Certas humilhações públicas podem dar origem a complexos de inibição ou
de misantropia que perseguirão a criança a vida inteira. Há mães que
têm o hábito de dizer aos filhos: “Todo o mundo está te olhando, deveis
ter vergonha!” Disso pode resultar uma timidez exagerada, um temor de
enrubescer, um receio da opinião pública, que não
deixarão de repercutir funestamente mais tarde, quando a criança crescer.
• Dois complexos são igualmente perigosos: o
sentimento de superioridade e o sentimento de inferioridade ou
insuficiência. O grão gerado desses dois complexos, que desempenham papel
importante na germinação de perturbações psíquicas, é semeado desde a
primeira infância. Se a criança ouve sempre dizer que é superiormente
inteligente e divinamente bela, que tem disposições excepcionais, um
desenvolvimento superior ao de sua idade — tornar-se-á de uma suficiência
insuportável, acreditar-se-á algo de extraordinário e ferir-se-á,
dolorosamente, mais tarde, em face das duras realidades da vida.

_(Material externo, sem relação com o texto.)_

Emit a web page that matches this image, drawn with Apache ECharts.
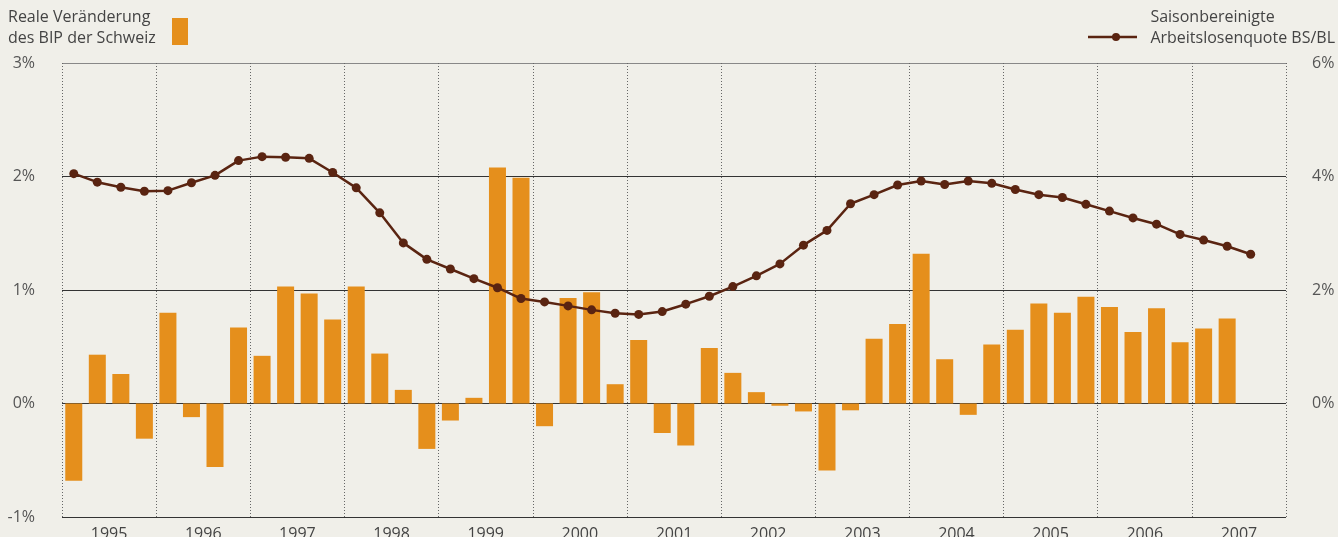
<!DOCTYPE html>
<html>
<head>
    <meta charset="utf-8">
    <title>BIP und Arbeitslosenquote</title>
    <script src="https://cdn.jsdelivr.net/npm/echarts@6/dist/echarts.min.js"></script>
    <style>
        html, body { margin: 0; padding: 0; background: #f0efe9; }
        #chart { width: 1338px; height: 537px; }
    </style>
</head>
<body>
<div id="chart"></div>
<script type="text/javascript">
    // Jahre (Achsenbeschriftung) und Quartale
    var years = ['1995', '1996', '1997', '1998', '1999', '2000', '2001', '2002', '2003', '2004', '2005', '2006', '2007'];
    var quarters = [];
    years.forEach(function (y) {
        for (var q = 1; q <= 4; q++) quarters.push(y + ' Q' + q);
    });

    // Reale Veränderung des BIP (%), 1995 Q1 - 2007 Q4
    var bip = [
        -0.68, 0.43, 0.26, -0.31,
        0.80, -0.12, -0.56, 0.67,
        0.42, 1.03, 0.97, 0.74,
        1.03, 0.44, 0.12, -0.40,
        -0.15, 0.05, 2.08, 1.99,
        -0.20, 0.93, 0.98, 0.17,
        0.56, -0.26, -0.37, 0.49,
        0.27, 0.10, -0.02, -0.07,
        -0.59, -0.06, 0.57, 0.70,
        1.32, 0.39, -0.10, 0.52,
        0.65, 0.88, 0.80, 0.94,
        0.85, 0.63, 0.84, 0.54,
        0.66, 0.75, null, null
    ];

    // Saisonbereinigte Arbeitslosenquote BS/BL (%)
    var alq = [
        4.05, 3.90, 3.81, 3.74,
        3.75, 3.89, 4.02, 4.28,
        4.35, 4.34, 4.32, 4.07,
        3.80, 3.36, 2.83, 2.54,
        2.37, 2.20, 2.04, 1.85,
        1.79, 1.72, 1.65, 1.59,
        1.57, 1.62, 1.75, 1.89,
        2.06, 2.25, 2.46, 2.79,
        3.05, 3.52, 3.68, 3.85,
        3.92, 3.86, 3.92, 3.88,
        3.77, 3.68, 3.63, 3.51,
        3.39, 3.27, 3.16, 2.98,
        2.88, 2.77, 2.63, null
    ];

    var FONT = "'Open Sans', 'Noto Sans', sans-serif";
    var ORANGE = '#e58f1c';
    var BROWN = '#5a2411';

    var myChart = echarts.init(document.getElementById('chart'));

    myChart.setOption({
        backgroundColor: '#f0efe9',
        animation: false,
        textStyle: { fontFamily: FONT },
        grid: { left: 62, right: 52, top: 63, bottom: 20, containLabel: false, outerBoundsMode: 'none' },
        xAxis: [
            {
                type: 'category',
                data: quarters,
                boundaryGap: true,
                axisLine: { show: false },
                axisTick: { show: false },
                axisLabel: { show: false },
                splitLine: { show: false }
            },
            {
                type: 'category',
                data: years,
                boundaryGap: true,
                position: 'bottom',
                axisLine: { show: false },
                axisTick: { show: false },
                axisLabel: { color: '#444', fontSize: 16, margin: 9, fontFamily: FONT },
                splitLine: { show: true, lineStyle: { color: '#666', type: [1, 2], width: 1 } }
            }
        ],
        yAxis: [
            {
                type: 'value',
                min: -1,
                max: 3,
                interval: 1,
                axisLine: { show: false },
                axisTick: { show: false },
                axisLabel: { color: '#555', fontSize: 16, margin: 27, formatter: '{value}%', fontFamily: FONT },
                splitLine: { lineStyle: { color: ['#333', '#333', '#333', '#333', '#888'], width: 1.2 } }
            },
            {
                type: 'value',
                min: -2,
                max: 6,
                interval: 2,
                position: 'right',
                axisLine: { show: false },
                axisTick: { show: false },
                splitLine: { show: false },
                axisLabel: {
                    color: '#555', fontSize: 16, margin: 26, fontFamily: FONT,
                    formatter: function (v) { return v < 0 ? '' : v + '%'; }
                }
            }
        ],
        graphic: [
            { type: 'text', left: 8, top: 7, style: { text: 'Reale Veränderung\ndes BIP der Schweiz', fill: '#444', font: '16px ' + FONT, lineHeight: 21 } },
            { type: 'rect', left: 172, top: 18, shape: { width: 16, height: 27 }, style: { fill: ORANGE } },
            { type: 'text', right: 3, top: 7, style: { text: 'Saisonbereinigte\nArbeitslosenquote BS/BL', fill: '#444', font: '16px ' + FONT, lineHeight: 21, align: 'right' } },
            { type: 'line', shape: { x1: 1088, y1: 37, x2: 1137, y2: 37 }, style: { stroke: BROWN, lineWidth: 2.5 } },
            { type: 'circle', shape: { cx: 1116, cy: 37, r: 4 }, style: { fill: BROWN } }
        ],
        series: [
            {
                name: 'Reale Veränderung des BIP der Schweiz',
                type: 'bar',
                xAxisIndex: 0,
                yAxisIndex: 0,
                data: bip,
                barWidth: 17,
                itemStyle: { color: ORANGE }
            },
            {
                name: 'Saisonbereinigte Arbeitslosenquote BS/BL',
                type: 'line',
                xAxisIndex: 0,
                yAxisIndex: 1,
                data: alq,
                symbol: 'circle',
                symbolSize: 9,
                lineStyle: { color: BROWN, width: 2.5 },
                itemStyle: { color: BROWN },
                z: 5
            }
        ]
    });
</script>
</body>
</html>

Quando, pelo contrário, queixamo-nos continuamente
de que uma criança é desajeitada e estúpida, desenvolve-se nela um
sentimento de inferioridade que a torna, antecipadamente, vencida e
desesperada.
• Evitai tudo quanto prejudique o “natural” da
criança. A frescura, de sua alma é uma planta delicada demais
para que não se preserve das admirações errôneas que
ameaçam amolecê-la, senão falseá-la.
Que dizer de convites ao cabotinismo como este?
“Mostra aqui a este senhor como sabes fazer caretas!”
• Regra de ouro: não faleis nunca de vossos filhos
na presença deles. Se falais bem, correis o risco de
torná-los vaidosos; se falais mal, humilhá-los-eis perigosamente.